Senior guard HARRY SMITH of the USC Trojans and junior tackle NICK DRAHOS of the Cornell Big Red were the only two players to be named First Team All-America in 1939 by all nine of the nine official selectors although halfbacks NILE KINNICK of the Iowa Hawkeyes, the undersized senior who won the Heisman Trophy that season, and TOM HARMON of the Michigan Wolverines, the junior who would win the 1940 Heisman Trophy and become the very first player to be chosen at the 1941 National Football League Draft, were both honored as First Team All-America by eight of the NCAA’s nine official selectors that year.

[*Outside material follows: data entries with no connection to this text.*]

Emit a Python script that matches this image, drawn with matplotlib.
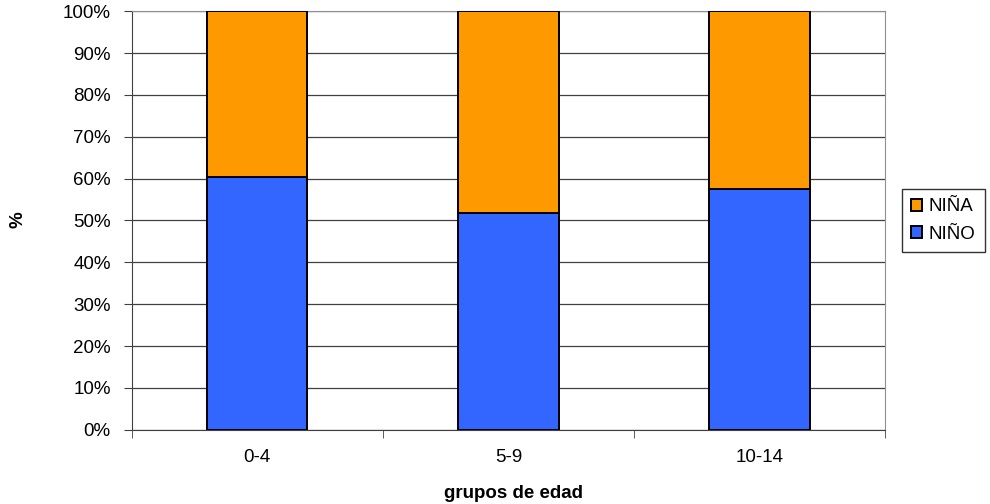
import matplotlib.pyplot as plt
import numpy as np

# datos
grupos = ['0-4', '5-9', '10-14']
nino = [60.5, 51.7, 57.5]
nina = [39.5, 48.3, 42.5]

plt.rcParams['font.family'] = ['Liberation Sans', 'DejaVu Sans']
fs = 13.5

fig = plt.figure(figsize=(9.9, 5.04), dpi=100)
ax = fig.add_axes([0.133, 0.1474, 0.761, 0.8304])

x = np.arange(len(grupos))
b1 = ax.bar(x, nino, width=0.4, color='#3366FF', edgecolor='black', linewidth=1.4, label='NIÑO', zorder=3)
b2 = ax.bar(x, nina, width=0.4, bottom=nino, color='#FF9900', edgecolor='black', linewidth=1.4, label='NIÑA', zorder=3)

ax.set_xlim(-0.5, 2.5)
ax.set_ylim(0, 100)
ax.set_yticks(np.arange(0, 101, 10))
ax.set_yticklabels(['%d%%' % v for v in range(0, 101, 10)], fontsize=fs)
ax.yaxis.grid(True, color='#404040', linewidth=0.9, zorder=0)

ax.set_xticks(x)
ax.set_xticklabels(grupos, fontsize=fs)
ax.tick_params(axis='x', length=0, pad=14)
ax.set_xticks([-0.5, 0.5, 1.5, 2.5], minor=True)
ax.tick_params(axis='x', which='minor', length=6, color='#404040')
ax.tick_params(axis='y', length=6, color='#404040', pad=9)

for s in ['left', 'bottom']:
    ax.spines[s].set_color('#404040')
for s in ['top', 'right']:
    ax.spines[s].set_color('#909090')

# titulos de ejes
fig.text(18 / 990, 1 - 220 / 504, '%', fontsize=fs, fontweight='bold', rotation=90, ha='center', va='center')
fig.text(513 / 990, 1 - 494 / 504, 'grupos de edad', fontsize=fs, fontweight='bold', ha='center', va='center')

handles = [b2, b1]
leg = ax.legend(handles, ['NIÑA', 'NIÑO'], loc='center left', bbox_to_anchor=(1.022, 0.5),
                fontsize=fs, frameon=True, fancybox=False, edgecolor='black',
                handlelength=0.6, handleheight=0.6, handletextpad=0.35, borderpad=0.5,
                labelspacing=0.55, borderaxespad=0)
leg.get_frame().set_linewidth(1.0)

fig.savefig('out.png', dpi=100)
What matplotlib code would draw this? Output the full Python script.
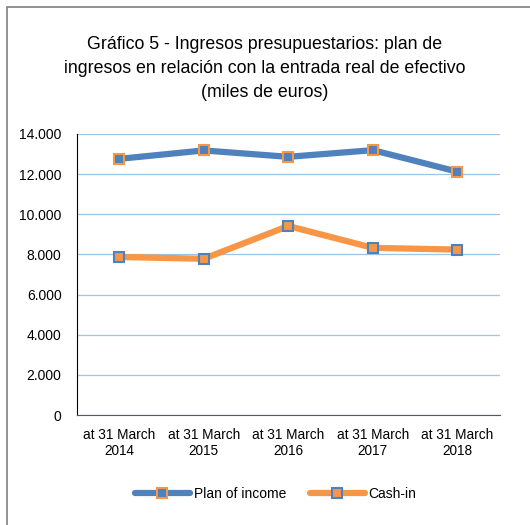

Senior halfback GEORGE CAFEGO of the Tennessee Volunteers and junior quarterback PAUL CHRISTMAN of the Missouri Tigers both received four First Team All-America nominations from the nine official selections. However, it was Cafego, whom the Chicago Cardinals made the first overall player to be chosen at the 1940 NFL Draft, who edged out Christman, who was ultimately a second round pick (# 13 overall) of the Chicago Cardinals at the 1941 NFL Draft, for the fourth and final backfield spot on the NCAA’s Consensus All-America XI in 1939. This blog strongly suspects that seniority had everything to do with that decision because five of the NCAA’ nine official selectors featured Second Team All-America squads, as well — Christman was named Second Team All-America by four of the official selectors in 1939 but Cafego only had two Second Team nominations from the official selectors.